- THE REQUEST:
Extract, exactly, the lines from the line containing "Recreate this image" to the line containing "extent=[0, 100, n, 0], zorder=0)", with both lines included and any pictures left out.

- SUPPLIED DATA:
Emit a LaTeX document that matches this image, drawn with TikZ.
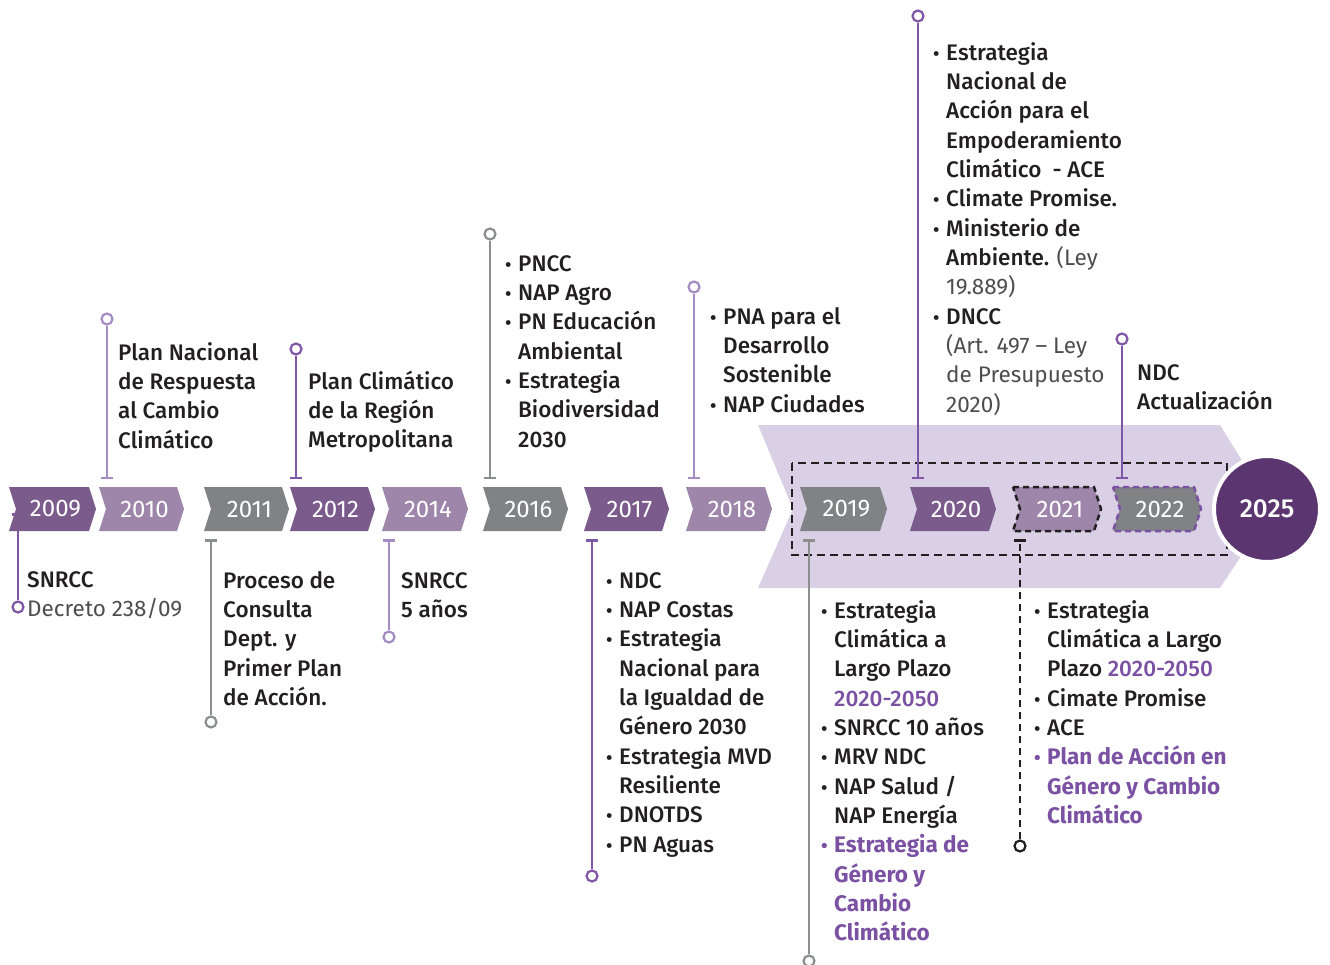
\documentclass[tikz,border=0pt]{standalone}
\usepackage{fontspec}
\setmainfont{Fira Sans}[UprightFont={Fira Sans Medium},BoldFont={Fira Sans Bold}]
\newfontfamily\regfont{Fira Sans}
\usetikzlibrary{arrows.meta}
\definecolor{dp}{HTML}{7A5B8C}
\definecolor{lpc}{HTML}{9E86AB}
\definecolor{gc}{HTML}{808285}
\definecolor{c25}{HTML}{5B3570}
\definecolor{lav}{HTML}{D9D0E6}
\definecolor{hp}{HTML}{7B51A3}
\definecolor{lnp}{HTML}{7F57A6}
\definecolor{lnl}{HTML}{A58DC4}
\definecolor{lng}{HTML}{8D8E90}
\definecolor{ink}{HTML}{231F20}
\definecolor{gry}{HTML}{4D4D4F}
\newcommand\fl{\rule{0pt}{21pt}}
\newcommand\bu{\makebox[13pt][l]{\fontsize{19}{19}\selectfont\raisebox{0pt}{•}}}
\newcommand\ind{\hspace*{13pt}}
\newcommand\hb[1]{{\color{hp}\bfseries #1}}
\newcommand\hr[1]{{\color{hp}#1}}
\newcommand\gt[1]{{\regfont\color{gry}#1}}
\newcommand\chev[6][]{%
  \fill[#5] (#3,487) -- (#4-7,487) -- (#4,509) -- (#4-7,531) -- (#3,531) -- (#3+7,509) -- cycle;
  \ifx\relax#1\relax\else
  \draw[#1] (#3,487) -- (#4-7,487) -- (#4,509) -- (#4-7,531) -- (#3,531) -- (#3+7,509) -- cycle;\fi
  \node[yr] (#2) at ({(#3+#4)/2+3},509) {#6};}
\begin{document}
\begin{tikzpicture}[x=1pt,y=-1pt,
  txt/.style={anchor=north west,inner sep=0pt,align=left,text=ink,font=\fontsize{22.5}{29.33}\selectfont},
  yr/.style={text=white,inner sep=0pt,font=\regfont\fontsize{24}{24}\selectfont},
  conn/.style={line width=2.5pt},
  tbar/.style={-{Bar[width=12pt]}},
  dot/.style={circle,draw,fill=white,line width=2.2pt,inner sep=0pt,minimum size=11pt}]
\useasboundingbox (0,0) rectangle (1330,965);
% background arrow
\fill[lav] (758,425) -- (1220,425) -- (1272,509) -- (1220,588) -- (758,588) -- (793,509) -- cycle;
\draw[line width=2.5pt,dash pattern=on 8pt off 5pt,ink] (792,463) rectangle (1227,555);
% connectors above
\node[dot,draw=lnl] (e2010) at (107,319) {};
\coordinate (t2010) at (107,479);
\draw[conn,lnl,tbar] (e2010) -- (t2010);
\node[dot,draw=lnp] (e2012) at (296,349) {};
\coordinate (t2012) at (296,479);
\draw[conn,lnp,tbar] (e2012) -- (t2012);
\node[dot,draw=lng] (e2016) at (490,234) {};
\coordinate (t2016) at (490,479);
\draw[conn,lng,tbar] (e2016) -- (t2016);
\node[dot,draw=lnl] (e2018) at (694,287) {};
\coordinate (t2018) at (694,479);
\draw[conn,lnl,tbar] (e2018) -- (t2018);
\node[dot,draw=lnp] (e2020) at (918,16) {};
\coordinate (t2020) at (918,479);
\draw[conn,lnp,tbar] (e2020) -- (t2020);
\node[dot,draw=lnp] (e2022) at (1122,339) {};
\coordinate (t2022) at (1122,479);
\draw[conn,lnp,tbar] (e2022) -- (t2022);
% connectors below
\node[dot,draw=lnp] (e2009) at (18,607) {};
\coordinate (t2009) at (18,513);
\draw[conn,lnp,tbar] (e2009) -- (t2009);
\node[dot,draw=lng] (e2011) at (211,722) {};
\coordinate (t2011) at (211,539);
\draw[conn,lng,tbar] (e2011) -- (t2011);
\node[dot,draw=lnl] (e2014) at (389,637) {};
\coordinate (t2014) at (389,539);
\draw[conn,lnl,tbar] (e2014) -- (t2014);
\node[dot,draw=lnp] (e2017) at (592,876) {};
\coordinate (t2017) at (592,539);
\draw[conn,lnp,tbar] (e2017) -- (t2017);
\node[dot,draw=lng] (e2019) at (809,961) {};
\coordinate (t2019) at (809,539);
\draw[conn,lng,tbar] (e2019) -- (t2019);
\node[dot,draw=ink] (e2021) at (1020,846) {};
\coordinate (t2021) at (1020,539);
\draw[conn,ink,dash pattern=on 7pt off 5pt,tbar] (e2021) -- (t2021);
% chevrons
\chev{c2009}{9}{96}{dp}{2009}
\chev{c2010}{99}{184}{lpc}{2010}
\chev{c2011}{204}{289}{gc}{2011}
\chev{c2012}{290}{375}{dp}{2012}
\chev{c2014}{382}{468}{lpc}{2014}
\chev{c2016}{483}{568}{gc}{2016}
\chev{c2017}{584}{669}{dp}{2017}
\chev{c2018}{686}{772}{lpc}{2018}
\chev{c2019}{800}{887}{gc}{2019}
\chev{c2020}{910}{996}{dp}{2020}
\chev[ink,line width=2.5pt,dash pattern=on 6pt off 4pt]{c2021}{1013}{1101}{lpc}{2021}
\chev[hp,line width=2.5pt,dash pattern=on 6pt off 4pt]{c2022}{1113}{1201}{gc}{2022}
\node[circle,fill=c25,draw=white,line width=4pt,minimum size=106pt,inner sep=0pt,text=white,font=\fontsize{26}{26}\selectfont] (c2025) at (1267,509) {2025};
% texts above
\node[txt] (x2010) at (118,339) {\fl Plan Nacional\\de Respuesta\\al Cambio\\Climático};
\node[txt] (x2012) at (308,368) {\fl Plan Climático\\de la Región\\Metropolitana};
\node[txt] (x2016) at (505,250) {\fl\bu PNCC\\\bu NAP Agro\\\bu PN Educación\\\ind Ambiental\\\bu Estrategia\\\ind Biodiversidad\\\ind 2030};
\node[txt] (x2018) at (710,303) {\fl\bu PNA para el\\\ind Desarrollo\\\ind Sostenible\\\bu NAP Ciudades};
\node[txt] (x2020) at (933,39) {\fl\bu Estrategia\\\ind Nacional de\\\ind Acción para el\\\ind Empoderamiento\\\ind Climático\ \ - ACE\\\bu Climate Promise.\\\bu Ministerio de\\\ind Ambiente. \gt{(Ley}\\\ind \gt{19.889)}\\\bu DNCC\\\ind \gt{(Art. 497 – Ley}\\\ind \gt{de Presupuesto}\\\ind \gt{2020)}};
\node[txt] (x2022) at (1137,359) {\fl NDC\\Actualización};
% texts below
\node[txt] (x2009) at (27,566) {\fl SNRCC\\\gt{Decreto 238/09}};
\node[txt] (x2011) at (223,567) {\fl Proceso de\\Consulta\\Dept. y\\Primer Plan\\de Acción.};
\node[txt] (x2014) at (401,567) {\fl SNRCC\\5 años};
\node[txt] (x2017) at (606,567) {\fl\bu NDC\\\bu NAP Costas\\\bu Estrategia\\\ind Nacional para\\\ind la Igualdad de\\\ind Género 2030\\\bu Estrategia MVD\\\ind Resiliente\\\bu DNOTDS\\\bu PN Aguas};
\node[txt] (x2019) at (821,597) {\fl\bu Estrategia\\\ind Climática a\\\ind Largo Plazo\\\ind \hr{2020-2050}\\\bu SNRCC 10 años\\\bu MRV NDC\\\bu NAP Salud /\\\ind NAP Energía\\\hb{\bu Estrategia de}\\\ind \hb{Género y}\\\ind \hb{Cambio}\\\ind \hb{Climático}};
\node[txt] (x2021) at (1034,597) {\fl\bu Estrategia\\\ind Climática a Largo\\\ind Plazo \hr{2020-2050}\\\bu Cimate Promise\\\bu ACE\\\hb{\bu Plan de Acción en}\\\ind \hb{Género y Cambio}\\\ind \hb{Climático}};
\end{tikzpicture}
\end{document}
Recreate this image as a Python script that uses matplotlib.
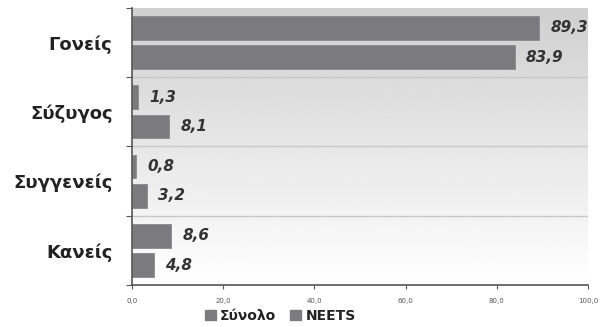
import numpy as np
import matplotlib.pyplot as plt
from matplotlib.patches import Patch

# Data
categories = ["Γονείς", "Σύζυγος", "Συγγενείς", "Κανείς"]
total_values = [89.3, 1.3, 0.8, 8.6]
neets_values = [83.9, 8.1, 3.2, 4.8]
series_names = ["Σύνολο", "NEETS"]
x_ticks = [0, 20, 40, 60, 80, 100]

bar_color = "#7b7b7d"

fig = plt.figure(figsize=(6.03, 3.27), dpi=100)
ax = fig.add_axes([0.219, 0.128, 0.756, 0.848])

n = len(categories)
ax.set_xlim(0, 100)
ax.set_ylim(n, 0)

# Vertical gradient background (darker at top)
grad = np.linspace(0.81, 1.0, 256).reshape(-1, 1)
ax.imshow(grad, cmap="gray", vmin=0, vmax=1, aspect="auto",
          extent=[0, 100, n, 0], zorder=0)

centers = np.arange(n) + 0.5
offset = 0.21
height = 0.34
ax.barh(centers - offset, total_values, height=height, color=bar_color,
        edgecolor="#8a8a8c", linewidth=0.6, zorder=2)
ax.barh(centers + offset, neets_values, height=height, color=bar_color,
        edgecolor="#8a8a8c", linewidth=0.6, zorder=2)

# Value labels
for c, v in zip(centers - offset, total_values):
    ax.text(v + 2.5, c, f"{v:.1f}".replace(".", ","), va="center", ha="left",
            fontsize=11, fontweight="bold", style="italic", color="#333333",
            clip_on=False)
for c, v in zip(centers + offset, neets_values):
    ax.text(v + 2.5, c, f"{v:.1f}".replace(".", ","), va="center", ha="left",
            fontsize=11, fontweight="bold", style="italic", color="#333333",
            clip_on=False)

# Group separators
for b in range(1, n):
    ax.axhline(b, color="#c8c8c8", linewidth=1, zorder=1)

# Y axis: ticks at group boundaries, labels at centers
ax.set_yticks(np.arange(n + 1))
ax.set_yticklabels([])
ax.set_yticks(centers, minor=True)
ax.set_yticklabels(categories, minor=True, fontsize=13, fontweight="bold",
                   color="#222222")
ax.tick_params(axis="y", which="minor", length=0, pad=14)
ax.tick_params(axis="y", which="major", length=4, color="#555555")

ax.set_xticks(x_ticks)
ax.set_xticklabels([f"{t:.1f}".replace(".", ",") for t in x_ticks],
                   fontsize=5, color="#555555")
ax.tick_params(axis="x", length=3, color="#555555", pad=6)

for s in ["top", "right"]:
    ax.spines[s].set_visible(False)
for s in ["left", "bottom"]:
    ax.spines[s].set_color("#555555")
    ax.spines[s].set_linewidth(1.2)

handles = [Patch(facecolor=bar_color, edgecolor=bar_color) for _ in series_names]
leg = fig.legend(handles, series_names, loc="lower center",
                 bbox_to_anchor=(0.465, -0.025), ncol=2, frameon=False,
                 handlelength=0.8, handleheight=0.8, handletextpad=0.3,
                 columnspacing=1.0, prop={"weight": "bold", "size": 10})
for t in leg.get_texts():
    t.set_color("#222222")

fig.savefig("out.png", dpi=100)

- COMPLETE ANSWER:
Recreate this image as a Python script that uses matplotlib.
import numpy as np
import matplotlib.pyplot as plt
from matplotlib.patches import Patch

# Data
categories = ["Γονείς", "Σύζυγος", "Συγγενείς", "Κανείς"]
total_values = [89.3, 1.3, 0.8, 8.6]
neets_values = [83.9, 8.1, 3.2, 4.8]
series_names = ["Σύνολο", "NEETS"]
x_ticks = [0, 20, 40, 60, 80, 100]

bar_color = "#7b7b7d"

fig = plt.figure(figsize=(6.03, 3.27), dpi=100)
ax = fig.add_axes([0.219, 0.128, 0.756, 0.848])

n = len(categories)
ax.set_xlim(0, 100)
ax.set_ylim(n, 0)

# Vertical gradient background (darker at top)
grad = np.linspace(0.81, 1.0, 256).reshape(-1, 1)
ax.imshow(grad, cmap="gray", vmin=0, vmax=1, aspect="auto",
          extent=[0, 100, n, 0], zorder=0)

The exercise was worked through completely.